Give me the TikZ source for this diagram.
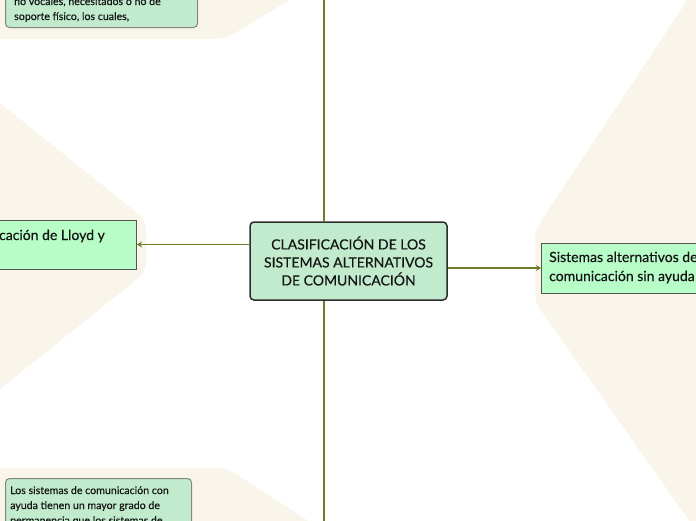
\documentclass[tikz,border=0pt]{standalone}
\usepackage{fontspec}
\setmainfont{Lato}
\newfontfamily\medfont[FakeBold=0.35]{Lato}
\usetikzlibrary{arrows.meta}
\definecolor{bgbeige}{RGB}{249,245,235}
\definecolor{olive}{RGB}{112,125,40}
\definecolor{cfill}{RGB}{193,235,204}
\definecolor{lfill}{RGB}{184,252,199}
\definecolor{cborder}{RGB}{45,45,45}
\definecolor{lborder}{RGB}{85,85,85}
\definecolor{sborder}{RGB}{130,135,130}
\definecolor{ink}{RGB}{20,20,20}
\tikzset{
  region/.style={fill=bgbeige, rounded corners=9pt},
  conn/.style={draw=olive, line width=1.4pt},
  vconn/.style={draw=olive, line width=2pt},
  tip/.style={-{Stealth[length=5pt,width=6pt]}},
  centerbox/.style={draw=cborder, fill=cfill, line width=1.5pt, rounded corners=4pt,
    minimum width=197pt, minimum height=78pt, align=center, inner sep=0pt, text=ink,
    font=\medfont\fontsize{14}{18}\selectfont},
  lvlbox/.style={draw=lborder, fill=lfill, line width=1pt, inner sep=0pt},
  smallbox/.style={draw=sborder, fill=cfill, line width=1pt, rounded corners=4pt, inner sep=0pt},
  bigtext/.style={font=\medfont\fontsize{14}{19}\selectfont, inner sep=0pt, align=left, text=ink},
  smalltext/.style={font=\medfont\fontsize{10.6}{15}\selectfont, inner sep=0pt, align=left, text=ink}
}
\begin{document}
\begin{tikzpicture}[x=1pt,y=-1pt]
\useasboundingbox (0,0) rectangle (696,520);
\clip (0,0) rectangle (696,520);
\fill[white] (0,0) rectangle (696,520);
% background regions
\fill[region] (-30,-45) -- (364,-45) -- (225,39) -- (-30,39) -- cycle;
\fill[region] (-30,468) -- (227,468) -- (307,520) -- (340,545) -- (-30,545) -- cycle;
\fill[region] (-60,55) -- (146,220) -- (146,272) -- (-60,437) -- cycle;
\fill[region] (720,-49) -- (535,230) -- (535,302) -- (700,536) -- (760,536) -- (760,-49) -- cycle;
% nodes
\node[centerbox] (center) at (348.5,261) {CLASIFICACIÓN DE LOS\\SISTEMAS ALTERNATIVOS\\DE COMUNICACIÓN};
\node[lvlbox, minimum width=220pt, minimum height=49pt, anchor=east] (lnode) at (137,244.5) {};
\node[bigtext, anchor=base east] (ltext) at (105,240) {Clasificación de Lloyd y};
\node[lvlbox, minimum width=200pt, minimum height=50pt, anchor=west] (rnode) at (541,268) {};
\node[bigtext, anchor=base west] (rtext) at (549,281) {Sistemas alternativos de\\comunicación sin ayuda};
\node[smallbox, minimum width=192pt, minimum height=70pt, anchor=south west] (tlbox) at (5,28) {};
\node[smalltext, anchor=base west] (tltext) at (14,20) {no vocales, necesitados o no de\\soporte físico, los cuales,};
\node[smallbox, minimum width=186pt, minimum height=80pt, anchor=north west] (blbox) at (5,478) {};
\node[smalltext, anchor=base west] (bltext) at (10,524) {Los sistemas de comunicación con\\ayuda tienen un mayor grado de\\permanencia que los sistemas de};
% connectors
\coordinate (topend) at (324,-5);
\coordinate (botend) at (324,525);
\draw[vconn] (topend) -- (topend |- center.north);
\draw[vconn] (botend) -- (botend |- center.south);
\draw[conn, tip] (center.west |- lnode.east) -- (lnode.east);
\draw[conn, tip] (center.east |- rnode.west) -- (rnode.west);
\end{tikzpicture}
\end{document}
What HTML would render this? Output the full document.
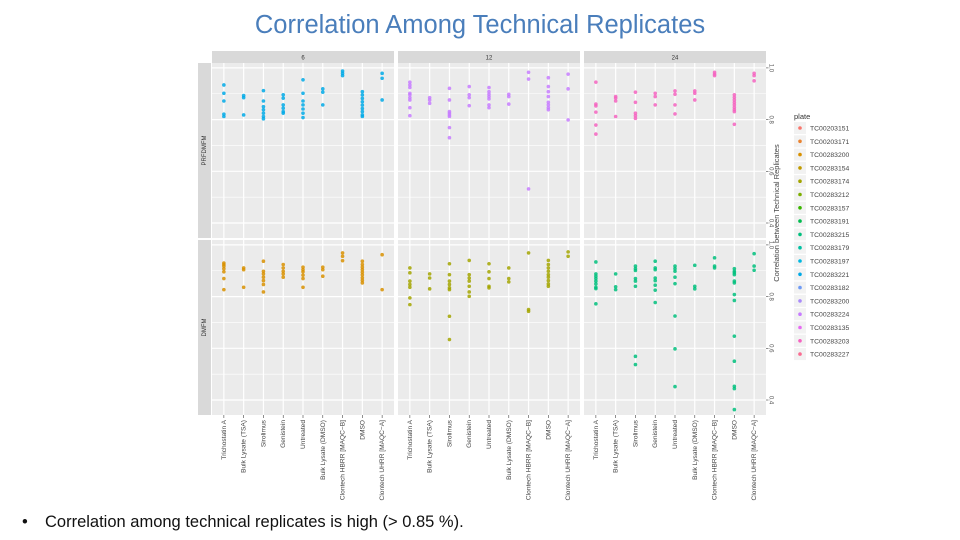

* **CHALLENGE**: Copy the records above exactly. The pictures are not part of the copy.

* **COMPLETED EXERCISE**:
Give me the TikZ source for this diagram.
\documentclass[tikz,border=0pt]{standalone}
\usepackage{fontspec}
\setmainfont{Lato}
\newfontfamily\medfont[FakeBold=0.35]{Lato}
\usetikzlibrary{arrows.meta}
\definecolor{bgbeige}{RGB}{249,245,235}
\definecolor{olive}{RGB}{112,125,40}
\definecolor{cfill}{RGB}{193,235,204}
\definecolor{lfill}{RGB}{184,252,199}
\definecolor{cborder}{RGB}{45,45,45}
\definecolor{lborder}{RGB}{85,85,85}
\definecolor{sborder}{RGB}{130,135,130}
\definecolor{ink}{RGB}{20,20,20}
\tikzset{
  region/.style={fill=bgbeige, rounded corners=9pt},
  conn/.style={draw=olive, line width=1.4pt},
  vconn/.style={draw=olive, line width=2pt},
  tip/.style={-{Stealth[length=5pt,width=6pt]}},
  centerbox/.style={draw=cborder, fill=cfill, line width=1.5pt, rounded corners=4pt,
    minimum width=197pt, minimum height=78pt, align=center, inner sep=0pt, text=ink,
    font=\medfont\fontsize{14}{18}\selectfont},
  lvlbox/.style={draw=lborder, fill=lfill, line width=1pt, inner sep=0pt},
  smallbox/.style={draw=sborder, fill=cfill, line width=1pt, rounded corners=4pt, inner sep=0pt},
  bigtext/.style={font=\medfont\fontsize{14}{19}\selectfont, inner sep=0pt, align=left, text=ink},
  smalltext/.style={font=\medfont\fontsize{10.6}{15}\selectfont, inner sep=0pt, align=left, text=ink}
}
\begin{document}
\begin{tikzpicture}[x=1pt,y=-1pt]
\useasboundingbox (0,0) rectangle (696,520);
\clip (0,0) rectangle (696,520);
\fill[white] (0,0) rectangle (696,520);
% background regions
\fill[region] (-30,-45) -- (364,-45) -- (225,39) -- (-30,39) -- cycle;
\fill[region] (-30,468) -- (227,468) -- (307,520) -- (340,545) -- (-30,545) -- cycle;
\fill[region] (-60,55) -- (146,220) -- (146,272) -- (-60,437) -- cycle;
\fill[region] (720,-49) -- (535,230) -- (535,302) -- (700,536) -- (760,536) -- (760,-49) -- cycle;
% nodes
\node[centerbox] (center) at (348.5,261) {CLASIFICACIÓN DE LOS\\SISTEMAS ALTERNATIVOS\\DE COMUNICACIÓN};
\node[lvlbox, minimum width=220pt, minimum height=49pt, anchor=east] (lnode) at (137,244.5) {};
\node[bigtext, anchor=base east] (ltext) at (105,240) {Clasificación de Lloyd y};
\node[lvlbox, minimum width=200pt, minimum height=50pt, anchor=west] (rnode) at (541,268) {};
\node[bigtext, anchor=base west] (rtext) at (549,281) {Sistemas alternativos de\\comunicación sin ayuda};
\node[smallbox, minimum width=192pt, minimum height=70pt, anchor=south west] (tlbox) at (5,28) {};
\node[smalltext, anchor=base west] (tltext) at (14,20) {no vocales, necesitados o no de\\soporte físico, los cuales,};
\node[smallbox, minimum width=186pt, minimum height=80pt, anchor=north west] (blbox) at (5,478) {};
\node[smalltext, anchor=base west] (bltext) at (10,524) {Los sistemas de comunicación con\\ayuda tienen un mayor grado de\\permanencia que los sistemas de};
% connectors
\coordinate (topend) at (324,-5);
\coordinate (botend) at (324,525);
\draw[vconn] (topend) -- (topend |- center.north);
\draw[vconn] (botend) -- (botend |- center.south);
\draw[conn, tip] (center.west |- lnode.east) -- (lnode.east);
\draw[conn, tip] (center.east |- rnode.west) -- (rnode.west);
\end{tikzpicture}
\end{document}
What HTML would render this? Output the full document.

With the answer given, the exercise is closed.